Concentrées sur le segment de la rue Saint-Denis qui va de Sherbrooke à Sainte-Catherine, les activités extérieures du cinquième Festival de jazz de Montréal ont attiré, cette année, quelque 300,000 personnes en dix jours. Pas seulement des « fans » de jazz. Des curieux, des fêtards, rassemblés par cet instinct grégaire bien québécois, qui venaient découvrir une « autre musique » diffusée à coups de spectacles gratuits, de manifestations d’animation et de « jams » improvisés en pleine rue. Cette année encore, on peut parler d’un succès populaire et financier.
Même chose au Festival d’été. Concentré dans le réseau très fréquenté du Vieux-Québec, l’événement, truffé de spectacles gratuits et extrêmement variés, fait les délices d’une foule mouvante et curieuse. On bouge. On marche d’une scène à l’autre.

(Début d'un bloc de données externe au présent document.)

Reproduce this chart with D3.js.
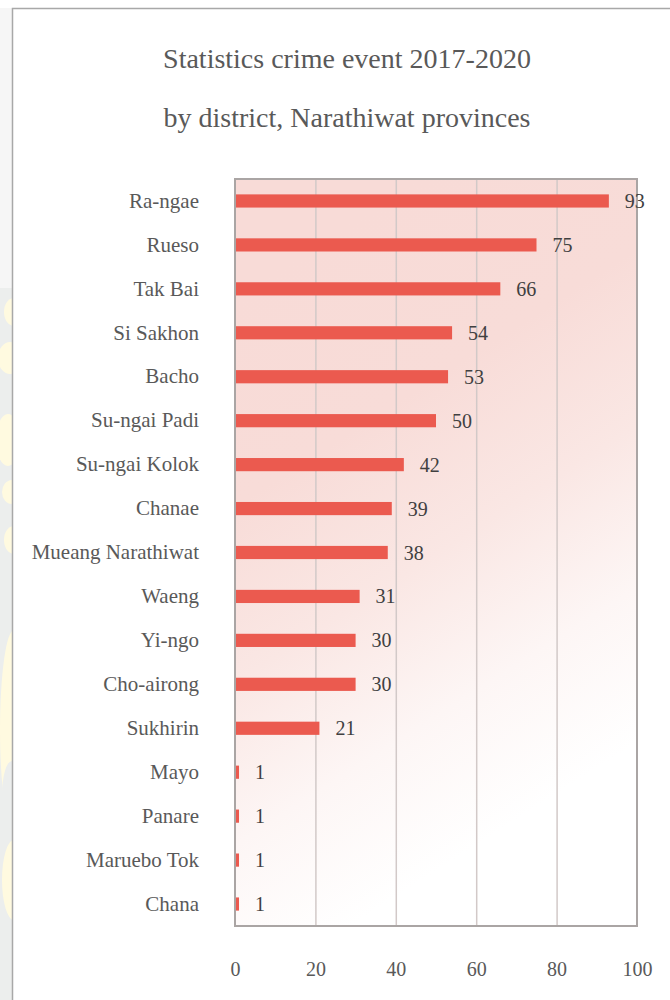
<!DOCTYPE html>
<html>
<head>
<meta charset="utf-8">
<script src="https://cdn.jsdelivr.net/npm/d3@7/dist/d3.min.js"></script>
<style>
  html, body { margin: 0; padding: 0; background: #ffffff; }
  svg { display: block; }
</style>
</head>
<body>
<div id="chart"></div>
<script>
// Crime events 2017-2020 per district, Narathiwat
const districts = [
  "Ra-ngae", "Rueso", "Tak Bai", "Si Sakhon", "Bacho", "Su-ngai Padi",
  "Su-ngai Kolok", "Chanae", "Mueang Narathiwat", "Waeng", "Yi-ngo",
  "Cho-airong", "Sukhirin", "Mayo", "Panare", "Maruebo Tok", "Chana"
];
const events = [93, 75, 66, 54, 53, 50, 42, 39, 38, 31, 30, 30, 21, 1, 1, 1, 1];
const xTicks = [0, 20, 40, 60, 80, 100];
const titleLines = ["Statistics crime event 2017-2020", "by district, Narathiwat provinces"];

const W = 670, H = 1000;
const plot = { left: 235, right: 637, top: 179, bottom: 926 };
const serif = "'Liberation Serif', 'Times New Roman', serif";

const svg = d3.select("#chart").append("svg")
  .attr("width", W).attr("height", H);

const defs = svg.append("defs");
const grad = defs.append("linearGradient")
  .attr("id", "plotFill")
  .attr("gradientUnits", "userSpaceOnUse")
  .attr("x1", 290).attr("y1", 260).attr("x2", 610).attr("y2", 760);
[[0, "#f8dbd7"], [0.3, "#f8dcd8"], [0.55, "#fae7e4"], [0.78, "#fdf6f5"], [1, "#ffffff"]]
  .forEach(([o, c]) => grad.append("stop").attr("offset", o).attr("stop-color", c));

defs.append("clipPath").attr("id", "stripClip")
  .append("rect").attr("x", 0).attr("y", 8).attr("width", 12).attr("height", H);

// page margin strip on the left with its faint pattern
const strip = svg.append("g").attr("clip-path", "url(#stripClip)");
strip.append("rect").attr("x", 0).attr("y", 8).attr("width", 12).attr("height", H)
  .attr("fill", "#eceeed");
strip.append("rect").attr("x", 0).attr("y", 8).attr("width", 12).attr("height", 280)
  .attr("fill", "#f6f6f6");
const blobs = [
  [14, 312, 10, 14], [10, 358, 12, 16], [8, 440, 12, 26], [12, 492, 10, 12],
  [14, 540, 10, 14], [14, 730, 14, 100], [14, 880, 12, 40]
];
strip.selectAll("ellipse.b").data(blobs).join("ellipse")
  .attr("cx", d => d[0]).attr("cy", d => d[1]).attr("rx", d => d[2]).attr("ry", d => d[3])
  .attr("fill", "#fffae0");
strip.append("ellipse").attr("cx", 12).attr("cy", 795).attr("rx", 10).attr("ry", 34)
  .attr("fill", "#eceeed");

// chart frame
svg.append("rect")
  .attr("x", 12.5).attr("y", 8.5).attr("width", 700).attr("height", 1100)
  .attr("fill", "#ffffff").attr("stroke", "#a8a8a8").attr("stroke-width", 1.5);

// title
svg.append("g").selectAll("text").data(titleLines).join("text")
  .attr("x", 347).attr("y", (d, i) => 68 + i * 59)
  .attr("text-anchor", "middle")
  .attr("font-family", serif).attr("font-size", 28)
  .attr("fill", "#595959")
  .text(d => d);

const x = d3.scaleLinear().domain([0, 100]).range([plot.left, plot.right]);
const y = d3.scaleBand().domain(districts).range([plot.top, plot.bottom])
  .paddingInner(0.7).paddingOuter(0.35);

// plot area
svg.append("rect")
  .attr("x", plot.left).attr("y", plot.top)
  .attr("width", plot.right - plot.left).attr("height", plot.bottom - plot.top)
  .attr("fill", "url(#plotFill)");

// vertical gridlines
const grid = svg.append("g")
  .attr("transform", `translate(0,${plot.bottom})`)
  .call(d3.axisBottom(x).tickValues(xTicks.slice(1, -1)).tickSize(-(plot.bottom - plot.top)).tickFormat(""));
grid.select(".domain").remove();
grid.selectAll(".tick line").attr("stroke", "#d2c9c8").attr("stroke-width", 1.5);

// bars
const data = districts.map((d, i) => ({ name: d, value: events[i] }));
svg.append("g").selectAll("rect").data(data).join("rect")
  .attr("x", x(0)).attr("y", d => y(d.name))
  .attr("width", d => x(d.value) - x(0))
  .attr("height", y.bandwidth())
  .attr("fill", "#eb5a4f");

// plot border
svg.append("rect")
  .attr("x", plot.left).attr("y", plot.top)
  .attr("width", plot.right - plot.left).attr("height", plot.bottom - plot.top)
  .attr("fill", "none").attr("stroke", "#aaa5a4").attr("stroke-width", 2);

// value labels
svg.append("g").selectAll("text").data(data).join("text")
  .attr("x", d => x(d.value) + 16)
  .attr("y", d => y(d.name) + y.bandwidth() / 2 + 7)
  .attr("font-family", serif).attr("font-size", 20)
  .attr("fill", "#404040")
  .text(d => d.value);

// category axis labels
const yAxis = svg.append("g")
  .attr("transform", `translate(${plot.left},0)`)
  .call(d3.axisLeft(y).tickSize(0).tickPadding(36));
yAxis.select(".domain").remove();
yAxis.selectAll(".tick text")
  .attr("font-family", serif).attr("font-size", 21)
  .attr("fill", "#595959").attr("dy", "0.32em");

// value axis labels
const xAxis = svg.append("g")
  .attr("transform", `translate(0,${plot.bottom})`)
  .call(d3.axisBottom(x).tickValues(xTicks).tickSize(0).tickPadding(0));
xAxis.select(".domain").remove();
xAxis.selectAll(".tick text")
  .attr("font-family", serif).attr("font-size", 20)
  .attr("fill", "#595959").attr("dy", 0).attr("y", 50);
</script>
</body>
</html>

A l’hôtel du Parc de Montréal et au Clarendon de Québec, les chefs-lieux des deux festivals, on se croirait dans des ruches de créativité. Le public et les artistes invités se mêlent les uns aux autres. De la communication! Une place immense laissée à la spontanéité et à l’improvisation. A un endroit comme à l’autre, les fins de soirées donnent lieu à des « jams » endiablés, à des rencontres artistiques imprévues. L’imagination populaire et artistique reprend le pouvoir.

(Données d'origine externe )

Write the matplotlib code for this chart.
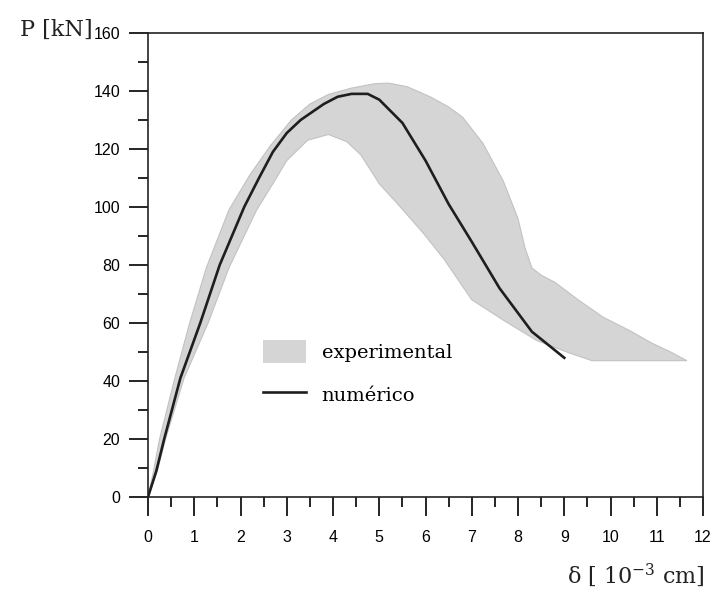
import matplotlib
matplotlib.use("Agg")
import matplotlib.pyplot as plt
import numpy as np
from matplotlib.patches import Patch
from matplotlib.lines import Line2D

# numerical curve (delta in 10^-3 cm, P in kN)
num_x = [0, 0.18, 0.35, 0.7, 1.13, 1.55, 2.08, 2.4, 2.7, 3.0, 3.3, 3.8, 4.1, 4.4,
         4.75, 5.0, 5.5, 6.0, 6.5, 7.0, 7.6, 8.3, 9.0]
num_y = [0, 9, 20, 41, 60, 80, 100, 110, 119, 125.5, 130, 135.5, 138, 139,
         139, 137, 129, 116, 101, 88, 72, 57, 48]

# experimental band: upper/left envelope and lower/right envelope
up_x = [0, 0.12, 0.25, 0.58, 0.9, 1.26, 1.75, 2.2, 2.64, 3.1, 3.5, 3.9, 4.4, 4.9,
        5.2, 5.6, 6.1, 6.5, 6.8, 7.24, 7.68, 8.0, 8.15, 8.3, 8.5, 8.8, 9.3, 9.84,
        10.4, 10.9, 11.3, 11.65]
up_y = [0, 9, 20, 41, 60, 79, 99, 111, 121, 130, 135.5, 138.8, 141, 142.5,
        142.7, 141.5, 138, 134.5, 131, 122, 109, 96, 86, 79, 76.5, 74, 68, 62,
        57.5, 53, 50, 47]
lo_x = [0, 0.2, 0.38, 0.78, 1.3, 1.75, 2.35, 2.7, 3.0, 3.45, 3.9, 4.3, 4.6, 5.0,
        5.4, 5.95, 6.4, 6.7, 7.0, 7.68, 8.4, 9.12, 9.6, 11.65]
lo_y = [0, 9, 20, 41, 60, 79, 99, 108, 116, 123, 125, 122.5, 118, 108,
        101, 91, 82, 75, 68, 61, 54, 49.6, 47, 47]

x_ticks = np.arange(0, 13, 1)
y_ticks = np.arange(0, 161, 20)

band_color = "#d5d5d5"
line_color = "#1e1e1e"

fig = plt.figure(figsize=(7.14, 5.92), dpi=100)
ax = fig.add_axes([0.2073, 0.1605, 0.7773, 0.7838])

band_px = np.concatenate([up_x, lo_x[::-1]])
band_py = np.concatenate([up_y, lo_y[::-1]])
ax.fill(band_px, band_py, facecolor=band_color, edgecolor="#c2c2c2", lw=0.8, zorder=1)
ax.plot(num_x, num_y, color=line_color, lw=1.9, zorder=2)

ax.set_xlim(0, 12)
ax.set_ylim(0, 160)
ax.set_xticks(x_ticks)
ax.set_xticks(np.arange(0, 12.01, 0.5), minor=True)
ax.set_yticks(y_ticks)
ax.set_yticks(np.arange(0, 161, 10), minor=True)
ax.tick_params(which="major", direction="out", length=14, width=1.2, labelsize=11.5)
ax.tick_params(which="minor", direction="out", length=7.5, width=1.2)
ax.tick_params(axis="x", which="major", pad=10)
ax.tick_params(axis="y", which="major", pad=6)
for lab in ax.get_xticklabels() + ax.get_yticklabels():
    lab.set_fontfamily("Liberation Sans")
for s in ax.spines.values():
    s.set_linewidth(1.2)
    s.set_color("#222222")

plt.rcParams["mathtext.fontset"] = "custom"
plt.rcParams["mathtext.rm"] = "DejaVu Serif"
ax.text(-0.099, 1.006, "P [kN]", transform=ax.transAxes, ha="right", va="center",
        fontsize=16, family="DejaVu Serif", color="#222222")
ax.text(1.004, -0.168, r"$\mathregular{\delta}$ [ 10$^{\mathregular{-3}}$ cm]",
        transform=ax.transAxes, ha="right", va="center",
        fontsize=16, family="DejaVu Serif", color="#222222")

handles = [Patch(facecolor=band_color, edgecolor="none"),
           Line2D([], [], color=line_color, lw=1.9)]
ax.legend(handles, ["experimental", "numérico"], loc="upper left",
          bbox_to_anchor=(0.19, 0.36), frameon=False, borderpad=0,
          handlelength=2.2, handleheight=1.5, handletextpad=0.8, labelspacing=1.0,
          prop={"family": "DejaVu Serif", "size": 14})

fig.savefig("out.png", dpi=100)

C’est qu’il y a quelque part, au sein du Festival de jazz de Montréal et du Festival d’été de Québec, un lieu de convergence, un cœur. Le succès n’est pas qu’une affaire de budgets, modestes par ailleurs ($1 million par année à Québec, et $2 millions à Montréal).
On est loin des dizaines et des dizaines de millions que les gouvernements ont déversés dans le courant « mer et monde ». Et pendant qu’on greffe budget sur budget pour alimenter le respirateur artificiel de
Québec 84, la foule, elle, se rend là où le cœur bat. Voilà pour la magie!